We need more articles like this on quantitative methodologies, assumptions and results.
Tortoriello requires a linear relationship in his quintiles. Sometimes both the low and high values may have the best (or worst) performance. By dividing into deciles and using decision-tree software, one can discover relationships other than linear relationships. Even in a linear relationship, one would want to know the best cut-off value.
Just because I don’t predict or understand a given relationship is not to say that the relationship does not exist and is predictive. We are easily seduced and blinded by our assumptions. One can mine the data and explore many more possibilities while still guarding against over-fitting by testing and protecting with statistical measures.
The linear relationships confirmed for the four variables don’t say anything about how they would perform in combination. One needs to test for the interaction effect.
The May 2010 issue of the AAII Journal includes an article on Tortoriello’s Quantitative Strategies as well as a First Cut screen. How do you set up the ratio of enterprise value to EBITDA and the cash ROIC in Stock Screener Pro? I’d appreciate any help.
I was attempting to create the Tortoriello screen described in this May 2010’s First Cut column. Clearly, this can be done, since the article’s author says he actually used Stock Investor Pro to generate the results shown.
Before I go reinventing the wheel, has anyone made this screen already? Or does AAII have the screening criteria used in the actual article available as a download, or at least a text file listing the fields used?
Frankly, I got stuck at the first screening criterion mentioned by Tortoriello—namely, enterprise value. There seems to be no predefined field in Stock Investor Pro that encapsulates this calculation (or, if there is, the search function is no help in finding it).
AAII Editors respond:
Click here a text file with the Tortoriello First Cut custom fields for use with Stock Investor Pro.
In “Using Sell Signals to Improve Results,” Kate Stalter advises selling if a loss is 7%—clearly sensible if the market is stable but the stock is not. But what is her advice if the whole market is correcting, a la recent intraday gyrations? I would think that if one wants to stay generally invested through short-term fluctuations (I am an investor, not a trader) and the problem isn’t with the stock, then it shouldn’t necessarily be sold. Would Stalter agree?
Argentcedar From Washington
Kate Stalter responds:
The short answer: no. These rules apply in any type of market.
But this is a great question, and it speaks directly to Investor’s Business Daily’s rule about avoiding new buys in a market downturn.
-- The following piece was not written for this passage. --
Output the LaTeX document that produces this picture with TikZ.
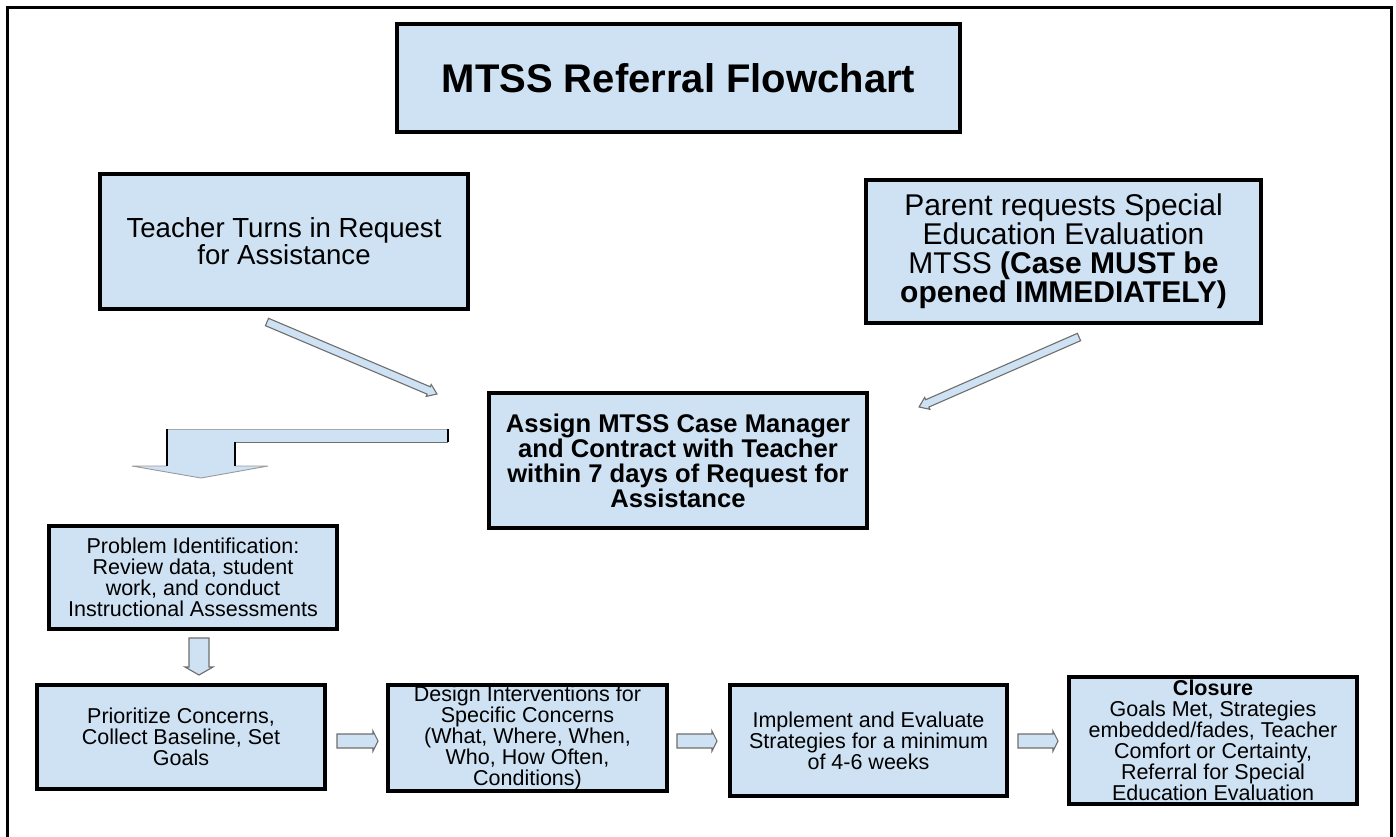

Not only did the market become especially volatile in May and June, but for much of that time, the market itself was in a correction. Any new purchases made during that time would have been especially prone to sudden downdrafts. Along with those market pullbacks, many individual stocks fell 7% or more below their purchase prices.
When the market is in a confirmed uptrend, when heavy-volume days of selling are scarce, it’s less likely you’ll see as many sharp pullbacks within individual stocks. It’s always wise to use caution and respect the market’s trends. Three-fourths of stocks follow the general trend, either up or down. Making new buys in a downturn is playing a risky game.